As you try to cut costs in a tough economy, it may be tempting to outsource some HR functions to an independent contractor instead of continuing to do them in-house.
Before you make that move, consider this: Thanks to a new 2nd Circuit Court of Appeals decision, employers may be liable for discrimination practiced by the outsourced independent contractor.
By keeping the function in-house, you retain control over key processes and practices. That means you don’t have to worry whether the independent contractor is practicing discrimination.
Recent case: Michael Halpert applied for a job showing apartments. He responded to an ad and was interviewed by an independent contractor working on behalf of the apartment complex. The independent contractor was supposed to screen applicants, interview candidates and select the best qualified from those interviewed.

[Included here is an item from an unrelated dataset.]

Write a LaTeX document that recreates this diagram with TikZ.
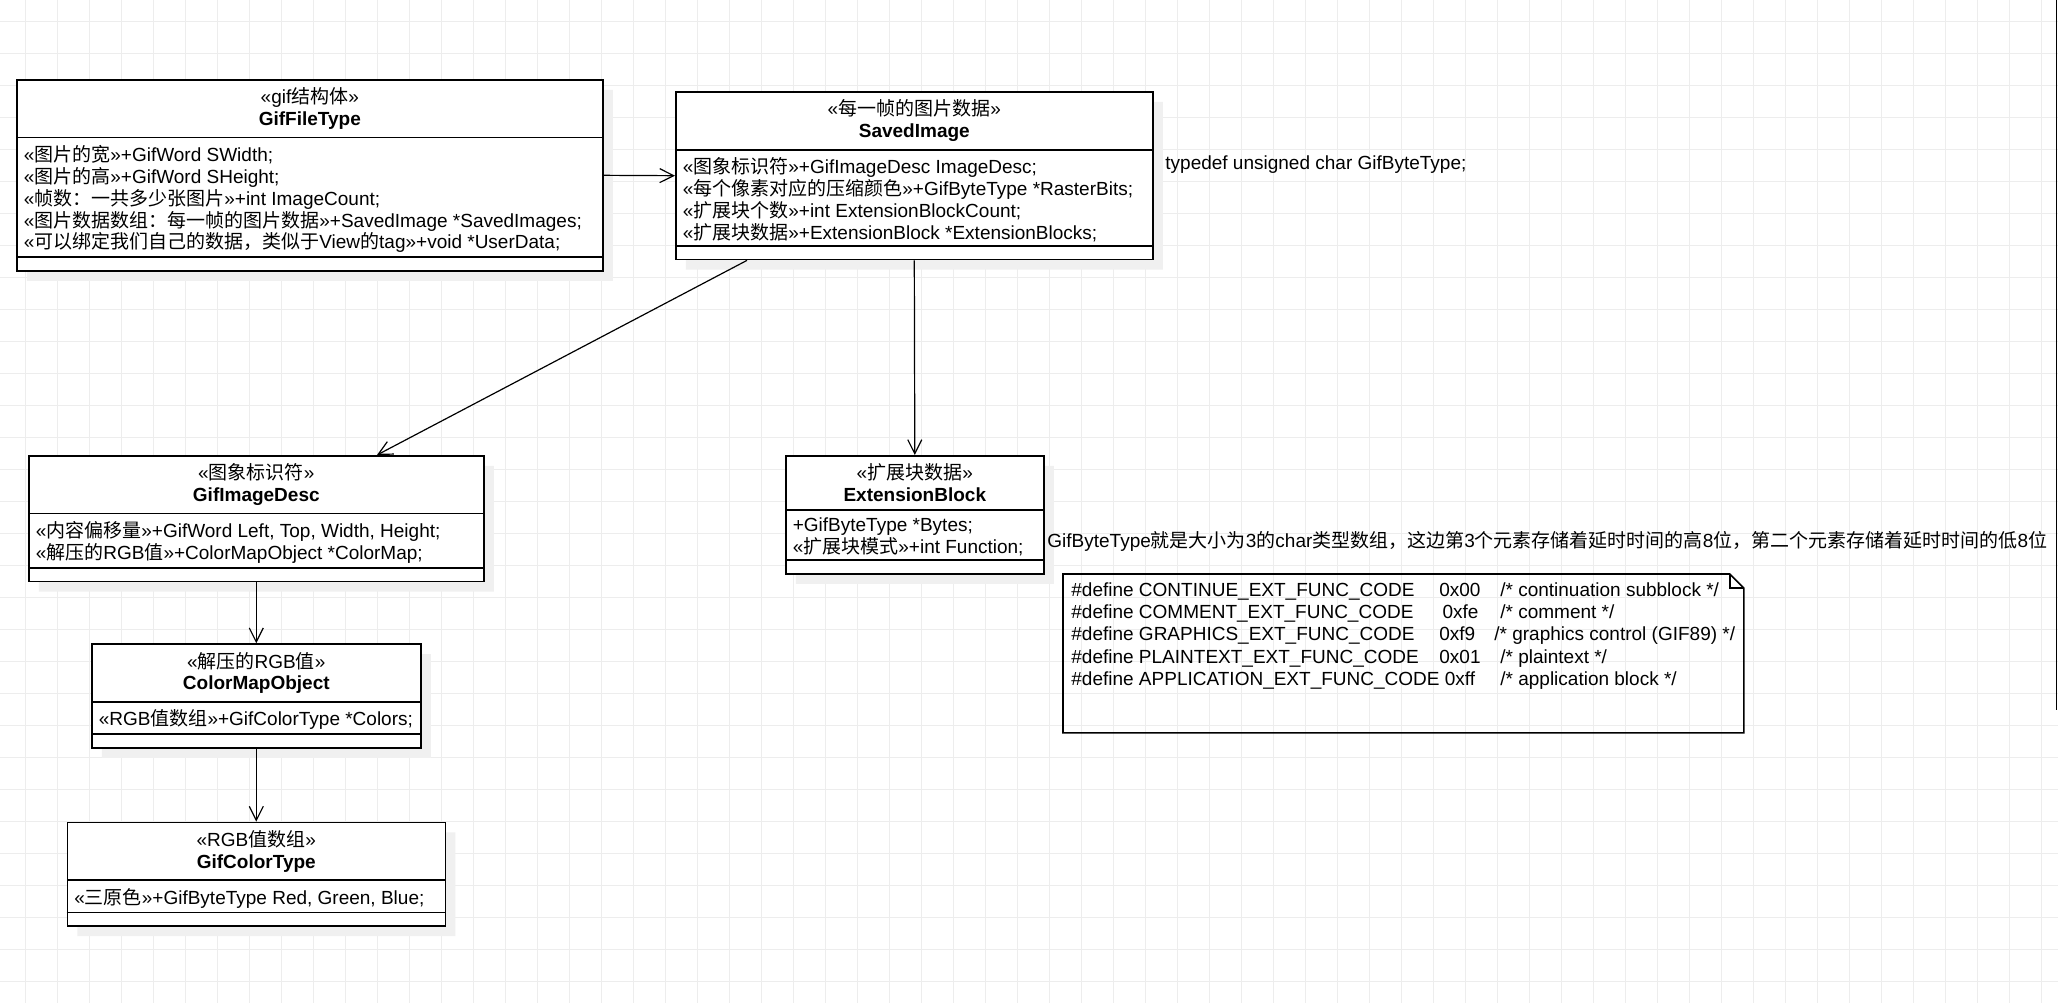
\documentclass[tikz,border=0pt]{standalone}
\usepackage{fontspec}
\setmainfont{Liberation Sans}
\newfontfamily\cjkfont{Noto Sans CJK SC}
\usetikzlibrary{arrows.meta,positioning,shapes.multipart,shadows}
\definecolor{gridgray}{RGB}{237,237,237}
\definecolor{shadowgray}{RGB}{240,240,240}
\newcommand{\zh}[1]{{\cjkfont #1}}
\newcommand{\umlhead}[3]{\parbox{#1}{\centering #2\\\textbf{#3}}}
% attribute compartment, with room left for the empty operation compartment
\newcommand{\umlattr}[2]{\parbox{#1}{#2\par\vspace*{5pt}}}
\newcommand{\defrow}[3]{\makebox[184pt][l]{\#define #1}\makebox[30.5pt][l]{#2}#3}

\begin{document}
\begin{tikzpicture}[
    x=0.5pt, y=-0.5pt,
    font=\fontsize{9.5}{10.9}\selectfont,
    umlclass/.style={draw,line width=0.8pt,fill=white,rectangle split,rectangle split parts=2,
      inner xsep=3.5pt,inner ysep=3.6pt,anchor=north west,
      drop shadow={shadow xshift=5pt,shadow yshift=-5pt,fill=shadowgray,opacity=1}},
    arrow/.style={-{Straight Barb[length=7pt,width=7pt]},line width=0.6pt},
    gridline/.style={gridgray,line width=0.5pt},
    notebox/.style={anchor=north west,inner xsep=4pt,inner ysep=4pt,align=left},
    plain/.style={inner sep=0pt,anchor=west}
  ]
    % canvas and grid
    \useasboundingbox[fill=white] (0,0) rectangle (2058,1003);
    \foreach \i in {0,...,63} {\draw[gridline] ({25.3+32*\i},0) -- ++(0,1003);}
    \foreach \j in {0,...,30} {\draw[gridline] (0,{21.3+32*\j}) -- ++(2058,0);}

    % classes
    \node[umlclass] (gft) at (16,79) {\umlhead{286pt}{«gif\zh{结构体}»}{GifFileType}
      \nodepart{two}\umlattr{286pt}{«\zh{图片的宽}»+GifWord SWidth;\\
      «\zh{图片的高}»+GifWord SHeight;\\
      «\zh{帧数：一共多少张图片}»+int ImageCount;\\
      «\zh{图片数据数组：每一帧的图片数据}»+SavedImage *SavedImages;\\
      «\zh{可以绑定我们自己的数据，类似于}View\zh{的}tag»+void *UserData;}};
    \node[umlclass] (si) at (675,91) {\umlhead{231.5pt}{«\zh{每一帧的图片数据}»}{SavedImage}
      \nodepart{two}\umlattr{231.5pt}{«\zh{图象标识符}»+GifImageDesc ImageDesc;\\
      «\zh{每个像素对应的压缩颜色}»+GifByteType *RasterBits;\\
      «\zh{扩展块个数}»+int ExtensionBlockCount;\\
      «\zh{扩展块数据}»+ExtensionBlock *ExtensionBlocks;}};
    \node[umlclass] (gid) at (28,455) {\umlhead{220.5pt}{«\zh{图象标识符}»}{GifImageDesc}
      \nodepart{two}\umlattr{220.5pt}{«\zh{内容偏移量}»+GifWord Left, Top, Width, Height;\\
      «\zh{解压的}RGB\zh{值}»+ColorMapObject *ColorMap;}};
    \node[umlclass] (eb) at (785,455) {\umlhead{122pt}{«\zh{扩展块数据}»}{ExtensionBlock}
      \nodepart{two}\umlattr{122pt}{+GifByteType *Bytes;\\
      «\zh{扩展块模式}»+int Function;}};
    \node[umlclass,below=30.5pt of gid] (cmo) {\umlhead{157.5pt}{«\zh{解压的}RGB\zh{值}»}{ColorMapObject}
      \nodepart{two}\umlattr{157.5pt}{\mbox{«RGB\zh{值数组}»+GifColorType *Colors;}}};
    \node[umlclass,below=36.5pt of cmo] (gct) {\umlhead{182pt}{«RGB\zh{值数组}»}{GifColorType}
      \nodepart{two}\umlattr{182pt}{«\zh{三原色}»+GifByteType Red, Green, Blue;}};

    % empty operation compartments
    \foreach \c in {gft,si,gid,eb,cmo,gct}
      \draw[line width=0.8pt] ([yshift=7.25pt]\c.south west) -- ([yshift=7.25pt]\c.south east);

    % free texts
    \node[plain] (typedef) at (1165,165) {typedef unsigned char GifByteType;};
    \node[plain] (bytesnote) at (1047,541) {GifByteType\zh{就是大小为}3\zh{的}char\zh{类型数组，这边第}3\zh{个元素存储着延时时间的高}8\zh{位，第二个元素存储着延时时间的低}8\zh{位}};

    % note with folded corner
    \node[notebox] (defs) at (1063,574) {\parbox[t][71pt][t]{332pt}{\fontsize{9.5}{11.2}\selectfont
      \defrow{CONTINUE\_EXT\_FUNC\_CODE}{0x00}{/* continuation subblock */}\\
      \defrow{COMMENT\_EXT\_FUNC\_CODE}{\,0xfe}{/* comment */}\\
      \defrow{GRAPHICS\_EXT\_FUNC\_CODE}{0xf9}{\hspace{-3pt}/* graphics control (GIF89) */}\\
      \defrow{PLAINTEXT\_EXT\_FUNC\_CODE}{0x01}{/* plaintext */}\\
      \makebox[214.5pt][l]{\#define APPLICATION\_EXT\_FUNC\_CODE 0xff}/* application block */}};
    \draw[line width=0.8pt] (defs.north west) -- ([xshift=-7pt]defs.north east) -- ([yshift=-7pt]defs.north east)
      -- (defs.south east) -- (defs.south west) -- cycle;
    \draw[line width=0.8pt] ([xshift=-7pt]defs.north east) |- ([yshift=-7pt]defs.north east);

    \draw[line width=0.8pt] (2056.5,0) -- (2056.5,710);

    % connectors
    \draw[arrow] (gft.east) -- (si.west);
    \draw[arrow] ([xshift=36pt]si.south west) -- ([xshift=174.5pt]gid.north west);
    \draw[arrow] (si.south) -- (eb.north);
    \draw[arrow] (gid.south) -- (cmo.north);
    \draw[arrow] (cmo.south) -- (gct.north);
  \end{tikzpicture}
\end{document}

Halpert claimed that during his interview he was informed that he was “too old” to be showing apartments. He wasn’t hired. Halpert sued the apartment complex for age discrimination.
In court, the complex argued it wasn’t responsible for any problems with the hiring process since it had outsourced that role to the contractor. The court disagreed. It ruled that a company that hires an independent contractor to hire employees is responsible for any discrimination the independent contractor may commit. (Halpert v. Manhattan Apartments, No. 07-4074, 2nd Cir., 2009)
Final note: If you decide to outsource the hiring process, make sure you carefully check out the company that will be handling it. Has it been sued for discrimination? Are its employees trained in basic HR skills? Does it have a good reputation among other companies that have used the services?
Also check with your errors-and-omissions insurance agent to see whether you are covered, in case an applicant claims discrimination and sues.